→ SET PROBLEM:
Extract only the lines running from the top of the entries to the line that holds "bar.set_linewidth(1.3)". Include that line and omit the pictures.

Figure scripts:
= = = = = = =

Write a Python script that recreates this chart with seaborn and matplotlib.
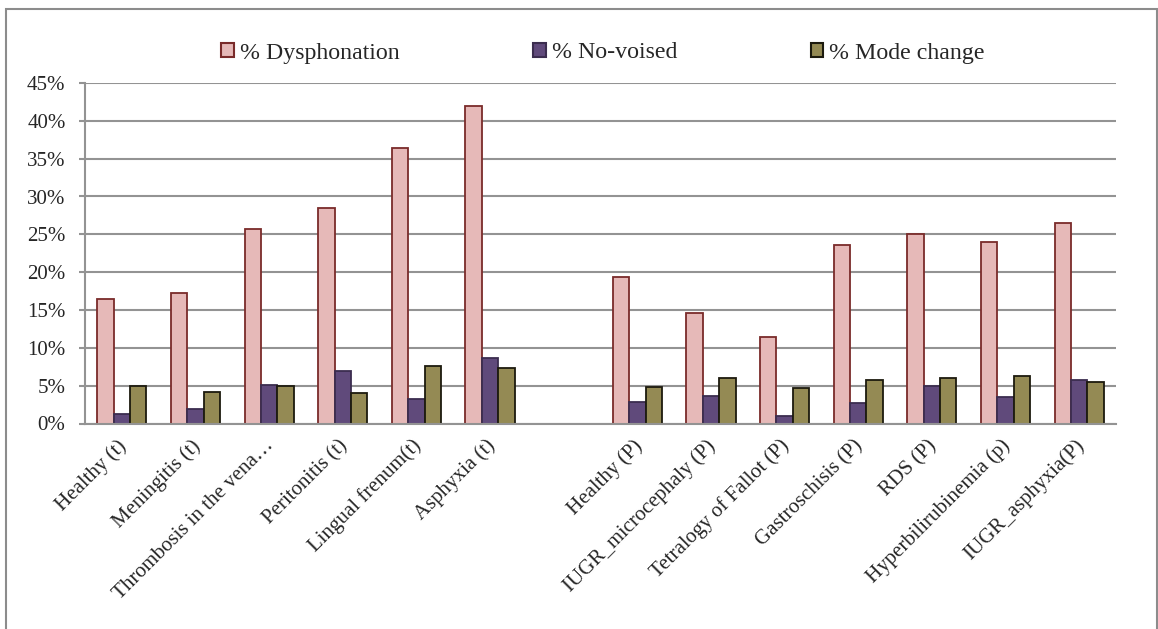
import numpy as np
import pandas as pd
import matplotlib
matplotlib.use("Agg")
import matplotlib.pyplot as plt
import matplotlib.transforms as mtransforms
from matplotlib.patches import Rectangle, Patch
from matplotlib.ticker import PercentFormatter
import seaborn as sns

# Categories (term "t" group, then preterm "P" group, separated by an empty slot)
term_conditions = ["Healthy (t)", "Meningitis (t)", "Thrombosis in the vena\u2026",
                   "Peritonitis (t)", "Lingual frenum(t)", "Asphyxia (t)"]
preterm_conditions = ["Healthy (P)", "IUGR_microcephaly (P)", "Tetralogy of Fallot (P)",
                      "Gastroschisis (P)", "RDS (P)", "Hyperbilirubinemia (p)", "IUGR_asphyxia(P)"]
spacer = " "

# Percentages per condition
dysphonation = [16.4, 17.2, 25.7, 28.5, 36.4, 42.0,
                19.4, 14.6, 11.4, 23.6, 25.1, 24.0, 26.5]
no_voised = [1.3, 1.9, 5.1, 6.9, 3.2, 8.6,
             2.8, 3.6, 0.95, 2.7, 5.0, 3.5, 5.7]
mode_change = [4.9, 4.1, 4.9, 4.0, 7.6, 7.3,
               4.8, 6.0, 4.7, 5.8, 6.0, 6.3, 5.5]

series_names = ["% Dysphonation", "% No-voised", "% Mode change"]
fill_colors = ["#E6B9B8", "#604A7B", "#948A54"]
edge_colors = ["#7A2B2A", "#3B2D4F", "#1C1A0E"]

conditions = term_conditions + preterm_conditions
order = term_conditions + [spacer] + preterm_conditions

df = pd.DataFrame({
    "condition": conditions * 3,
    "series": np.repeat(series_names, len(conditions)),
    "value": dysphonation + no_voised + mode_change,
})

sns.set_theme(style="white")
plt.rcParams["font.family"] = ["Liberation Serif", "DejaVu Serif"]
TICK_FS = 15
LEGEND_FS = 17.2

W, H = 1158, 629
fig = plt.figure(figsize=(W / 100, H / 100), dpi=100)
ax = fig.add_axes([85 / W, 1 - 423.5 / H, (1116 - 85) / W, (423.5 - 83) / H])

sns.barplot(data=df, x="condition", y="value", hue="series", order=order,
            hue_order=series_names, palette=fill_colors, width=0.667, gap=0,
            errorbar=None, legend=False, ax=ax, saturation=1)

for cont, ec in zip(ax.containers, edge_colors):
    for bar in cont:
        bar.set_edgecolor(ec)
        bar.set_linewidth(1.3)

grey = "#939393"
ax.set_ylim(0, 45)
ax.set_yticks(np.arange(0, 46, 5))
ax.yaxis.set_major_formatter(PercentFormatter(decimals=0))
ax.yaxis.grid(True, color=grey, linewidth=1.5)
ax.set_axisbelow(True)
ax.set_xlim(-0.5, len(order) - 0.5)

for side in ["top", "right"]:
    ax.spines[side].set_visible(False)
for side in ["left", "bottom"]:
    ax.spines[side].set_color(grey)
    ax.spines[side].set_linewidth(1.5)

ax.set_xlabel("")
ax.set_ylabel("")

# Tick marks on slot boundaries, labels at slot centres
ax.set_xticks(np.arange(-0.5, len(order), 1.0))
ax.set_xticklabels([])
ax.set_xticks(np.arange(len(order)), minor=True)
ax.set_xticklabels(order, minor=True, rotation=45, ha="right", va="center",
                   rotation_mode="anchor", fontsize=TICK_FS)
ax.tick_params(axis="x", which="major", length=5, width=1.5, color=grey, direction="out")
ax.tick_params(axis="x", which="minor", length=0, pad=14)
ax.tick_params(axis="y", length=4.5, width=1.5, color=grey, direction="out",
               pad=9.5, labelsize=TICK_FS, left=True)
shift = mtransforms.ScaledTranslation(2 / 100, 0, fig.dpi_scale_trans)
for lbl in ax.get_xticklabels(minor=True):
    lbl.set_transform(lbl.get_transform() + shift)

handles = [Patch(facecolor=fc, edgecolor=ec, linewidth=1.5)
           for fc, ec in zip(fill_colors, edge_colors)]
fig.legend(handles, series_names, loc="center", bbox_to_anchor=(603 / W, 1 - 53 / H),
           ncol=3, frameon=False, fontsize=LEGEND_FS, handlelength=0.52, handleheight=0.55,
           handletextpad=0.25, columnspacing=5.6, borderpad=0)

# Chart area border
fig.add_artist(Rectangle((6 / W, -0.02), (1157 - 6) / W, (H - 9) / H + 0.02,
                         transform=fig.transFigure, fill=False, edgecolor="#8C8C8C",
                         linewidth=1.5, clip_on=False))

fig.savefig("out.png", dpi=100, facecolor="white")
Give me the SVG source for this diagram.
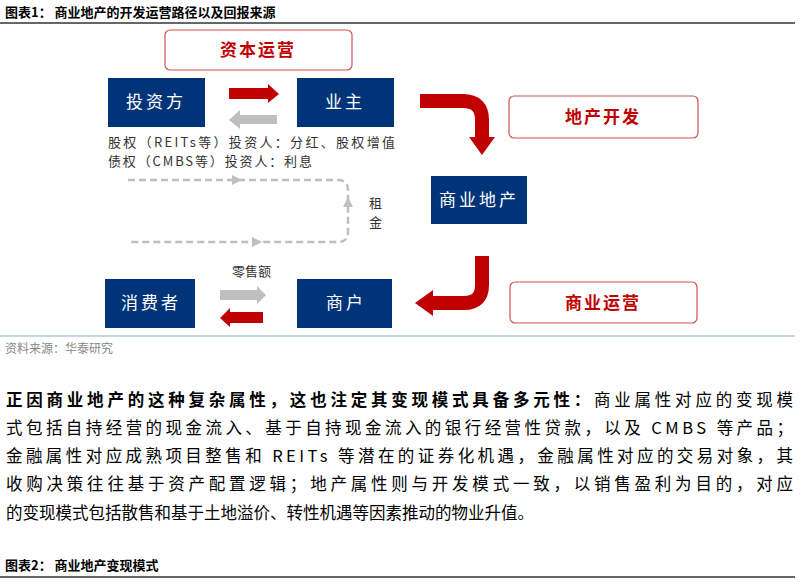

= = = = = = =

→ RESULT OF THIS TASK:
Write a Python script that recreates this chart with seaborn and matplotlib.
import numpy as np
import pandas as pd
import matplotlib
matplotlib.use("Agg")
import matplotlib.pyplot as plt
import matplotlib.transforms as mtransforms
from matplotlib.patches import Rectangle, Patch
from matplotlib.ticker import PercentFormatter
import seaborn as sns

# Categories (term "t" group, then preterm "P" group, separated by an empty slot)
term_conditions = ["Healthy (t)", "Meningitis (t)", "Thrombosis in the vena\u2026",
                   "Peritonitis (t)", "Lingual frenum(t)", "Asphyxia (t)"]
preterm_conditions = ["Healthy (P)", "IUGR_microcephaly (P)", "Tetralogy of Fallot (P)",
                      "Gastroschisis (P)", "RDS (P)", "Hyperbilirubinemia (p)", "IUGR_asphyxia(P)"]
spacer = " "

# Percentages per condition
dysphonation = [16.4, 17.2, 25.7, 28.5, 36.4, 42.0,
                19.4, 14.6, 11.4, 23.6, 25.1, 24.0, 26.5]
no_voised = [1.3, 1.9, 5.1, 6.9, 3.2, 8.6,
             2.8, 3.6, 0.95, 2.7, 5.0, 3.5, 5.7]
mode_change = [4.9, 4.1, 4.9, 4.0, 7.6, 7.3,
               4.8, 6.0, 4.7, 5.8, 6.0, 6.3, 5.5]

series_names = ["% Dysphonation", "% No-voised", "% Mode change"]
fill_colors = ["#E6B9B8", "#604A7B", "#948A54"]
edge_colors = ["#7A2B2A", "#3B2D4F", "#1C1A0E"]

conditions = term_conditions + preterm_conditions
order = term_conditions + [spacer] + preterm_conditions

df = pd.DataFrame({
    "condition": conditions * 3,
    "series": np.repeat(series_names, len(conditions)),
    "value": dysphonation + no_voised + mode_change,
})

sns.set_theme(style="white")
plt.rcParams["font.family"] = ["Liberation Serif", "DejaVu Serif"]
TICK_FS = 15
LEGEND_FS = 17.2

W, H = 1158, 629
fig = plt.figure(figsize=(W / 100, H / 100), dpi=100)
ax = fig.add_axes([85 / W, 1 - 423.5 / H, (1116 - 85) / W, (423.5 - 83) / H])

sns.barplot(data=df, x="condition", y="value", hue="series", order=order,
            hue_order=series_names, palette=fill_colors, width=0.667, gap=0,
            errorbar=None, legend=False, ax=ax, saturation=1)

for cont, ec in zip(ax.containers, edge_colors):
    for bar in cont:
        bar.set_edgecolor(ec)
        bar.set_linewidth(1.3)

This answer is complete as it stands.